▶ [What needs to be done]:
Reproduce all of the data that follows, character for character.

▶ [Data section]:
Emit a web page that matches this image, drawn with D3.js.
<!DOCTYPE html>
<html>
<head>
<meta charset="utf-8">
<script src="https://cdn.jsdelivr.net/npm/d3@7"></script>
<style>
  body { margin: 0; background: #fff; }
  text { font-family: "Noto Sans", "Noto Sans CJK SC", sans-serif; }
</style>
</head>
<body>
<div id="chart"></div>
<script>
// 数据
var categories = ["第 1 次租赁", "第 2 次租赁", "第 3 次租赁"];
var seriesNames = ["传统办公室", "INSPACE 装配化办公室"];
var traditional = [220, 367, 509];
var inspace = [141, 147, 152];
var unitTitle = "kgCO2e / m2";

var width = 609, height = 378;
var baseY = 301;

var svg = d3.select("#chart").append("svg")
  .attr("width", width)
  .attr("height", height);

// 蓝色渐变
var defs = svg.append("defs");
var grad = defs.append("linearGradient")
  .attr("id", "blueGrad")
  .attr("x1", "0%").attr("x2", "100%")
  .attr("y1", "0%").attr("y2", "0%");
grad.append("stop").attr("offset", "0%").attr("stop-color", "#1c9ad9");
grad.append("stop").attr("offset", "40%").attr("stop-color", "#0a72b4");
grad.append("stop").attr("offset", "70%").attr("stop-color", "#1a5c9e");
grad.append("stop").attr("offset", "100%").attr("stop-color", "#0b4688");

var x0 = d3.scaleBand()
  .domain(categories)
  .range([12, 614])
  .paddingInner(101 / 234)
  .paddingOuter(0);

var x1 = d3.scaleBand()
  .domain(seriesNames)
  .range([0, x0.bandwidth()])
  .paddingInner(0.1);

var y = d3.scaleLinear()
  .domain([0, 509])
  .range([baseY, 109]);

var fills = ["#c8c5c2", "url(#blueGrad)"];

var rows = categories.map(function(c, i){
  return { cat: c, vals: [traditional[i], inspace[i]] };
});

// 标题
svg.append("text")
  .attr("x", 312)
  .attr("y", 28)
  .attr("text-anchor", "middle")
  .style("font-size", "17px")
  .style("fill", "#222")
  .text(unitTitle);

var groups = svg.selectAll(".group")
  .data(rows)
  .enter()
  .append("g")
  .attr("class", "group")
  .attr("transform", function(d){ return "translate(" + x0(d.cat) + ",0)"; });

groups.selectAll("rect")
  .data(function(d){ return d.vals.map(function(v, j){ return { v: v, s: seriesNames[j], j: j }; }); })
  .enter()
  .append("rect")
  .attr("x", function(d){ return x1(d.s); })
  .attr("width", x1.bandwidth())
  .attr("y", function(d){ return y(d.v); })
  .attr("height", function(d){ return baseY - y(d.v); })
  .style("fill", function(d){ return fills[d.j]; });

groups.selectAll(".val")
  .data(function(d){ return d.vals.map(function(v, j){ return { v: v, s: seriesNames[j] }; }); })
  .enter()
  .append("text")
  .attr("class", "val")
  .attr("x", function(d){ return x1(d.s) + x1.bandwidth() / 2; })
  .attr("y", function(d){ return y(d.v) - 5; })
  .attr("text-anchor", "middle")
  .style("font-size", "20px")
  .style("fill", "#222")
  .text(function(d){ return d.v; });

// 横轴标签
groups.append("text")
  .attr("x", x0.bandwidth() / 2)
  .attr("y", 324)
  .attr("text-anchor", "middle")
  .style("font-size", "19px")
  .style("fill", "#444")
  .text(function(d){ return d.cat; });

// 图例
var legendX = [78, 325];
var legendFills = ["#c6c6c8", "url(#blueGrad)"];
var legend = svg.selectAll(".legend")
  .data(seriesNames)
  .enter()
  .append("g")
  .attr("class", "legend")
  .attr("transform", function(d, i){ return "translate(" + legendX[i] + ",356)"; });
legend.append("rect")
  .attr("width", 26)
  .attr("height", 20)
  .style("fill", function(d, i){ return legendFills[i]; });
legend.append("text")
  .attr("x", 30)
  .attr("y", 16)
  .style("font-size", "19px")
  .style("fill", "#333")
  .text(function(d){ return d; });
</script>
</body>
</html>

▶ [Reply to the exercise]:
Emit a web page that matches this image, drawn with D3.js.
<!DOCTYPE html>
<html>
<head>
<meta charset="utf-8">
<script src="https://cdn.jsdelivr.net/npm/d3@7"></script>
<style>
  body { margin: 0; background: #fff; }
  text { font-family: "Noto Sans", "Noto Sans CJK SC", sans-serif; }
</style>
</head>
<body>
<div id="chart"></div>
<script>
// 数据
var categories = ["第 1 次租赁", "第 2 次租赁", "第 3 次租赁"];
var seriesNames = ["传统办公室", "INSPACE 装配化办公室"];
var traditional = [220, 367, 509];
var inspace = [141, 147, 152];
var unitTitle = "kgCO2e / m2";

var width = 609, height = 378;
var baseY = 301;

var svg = d3.select("#chart").append("svg")
  .attr("width", width)
  .attr("height", height);

// 蓝色渐变
var defs = svg.append("defs");
var grad = defs.append("linearGradient")
  .attr("id", "blueGrad")
  .attr("x1", "0%").attr("x2", "100%")
  .attr("y1", "0%").attr("y2", "0%");
grad.append("stop").attr("offset", "0%").attr("stop-color", "#1c9ad9");
grad.append("stop").attr("offset", "40%").attr("stop-color", "#0a72b4");
grad.append("stop").attr("offset", "70%").attr("stop-color", "#1a5c9e");
grad.append("stop").attr("offset", "100%").attr("stop-color", "#0b4688");

var x0 = d3.scaleBand()
  .domain(categories)
  .range([12, 614])
  .paddingInner(101 / 234)
  .paddingOuter(0);

var x1 = d3.scaleBand()
  .domain(seriesNames)
  .range([0, x0.bandwidth()])
  .paddingInner(0.1);

var y = d3.scaleLinear()
  .domain([0, 509])
  .range([baseY, 109]);

var fills = ["#c8c5c2", "url(#blueGrad)"];

var rows = categories.map(function(c, i){
  return { cat: c, vals: [traditional[i], inspace[i]] };
});

// 标题
svg.append("text")
  .attr("x", 312)
  .attr("y", 28)
  .attr("text-anchor", "middle")
  .style("font-size", "17px")
  .style("fill", "#222")
  .text(unitTitle);

var groups = svg.selectAll(".group")
  .data(rows)
  .enter()
  .append("g")
  .attr("class", "group")
  .attr("transform", function(d){ return "translate(" + x0(d.cat) + ",0)"; });

groups.selectAll("rect")
  .data(function(d){ return d.vals.map(function(v, j){ return { v: v, s: seriesNames[j], j: j }; }); })
  .enter()
  .append("rect")
  .attr("x", function(d){ return x1(d.s); })
  .attr("width", x1.bandwidth())
  .attr("y", function(d){ return y(d.v); })
  .attr("height", function(d){ return baseY - y(d.v); })
  .style("fill", function(d){ return fills[d.j]; });

groups.selectAll(".val")
  .data(function(d){ return d.vals.map(function(v, j){ return { v: v, s: seriesNames[j] }; }); })
  .enter()
  .append("text")
  .attr("class", "val")
  .attr("x", function(d){ return x1(d.s) + x1.bandwidth() / 2; })
  .attr("y", function(d){ return y(d.v) - 5; })
  .attr("text-anchor", "middle")
  .style("font-size", "20px")
  .style("fill", "#222")
  .text(function(d){ return d.v; });

// 横轴标签
groups.append("text")
  .attr("x", x0.bandwidth() / 2)
  .attr("y", 324)
  .attr("text-anchor", "middle")
  .style("font-size", "19px")
  .style("fill", "#444")
  .text(function(d){ return d.cat; });

// 图例
var legendX = [78, 325];
var legendFills = ["#c6c6c8", "url(#blueGrad)"];
var legend = svg.selectAll(".legend")
  .data(seriesNames)
  .enter()
  .append("g")
  .attr("class", "legend")
  .attr("transform", function(d, i){ return "translate(" + legendX[i] + ",356)"; });
legend.append("rect")
  .attr("width", 26)
  .attr("height", 20)
  .style("fill", function(d, i){ return legendFills[i]; });
legend.append("text")
  .attr("x", 30)
  .attr("y", 16)
  .style("font-size", "19px")
  .style("fill", "#333")
  .text(function(d){ return d; });
</script>
</body>
</html>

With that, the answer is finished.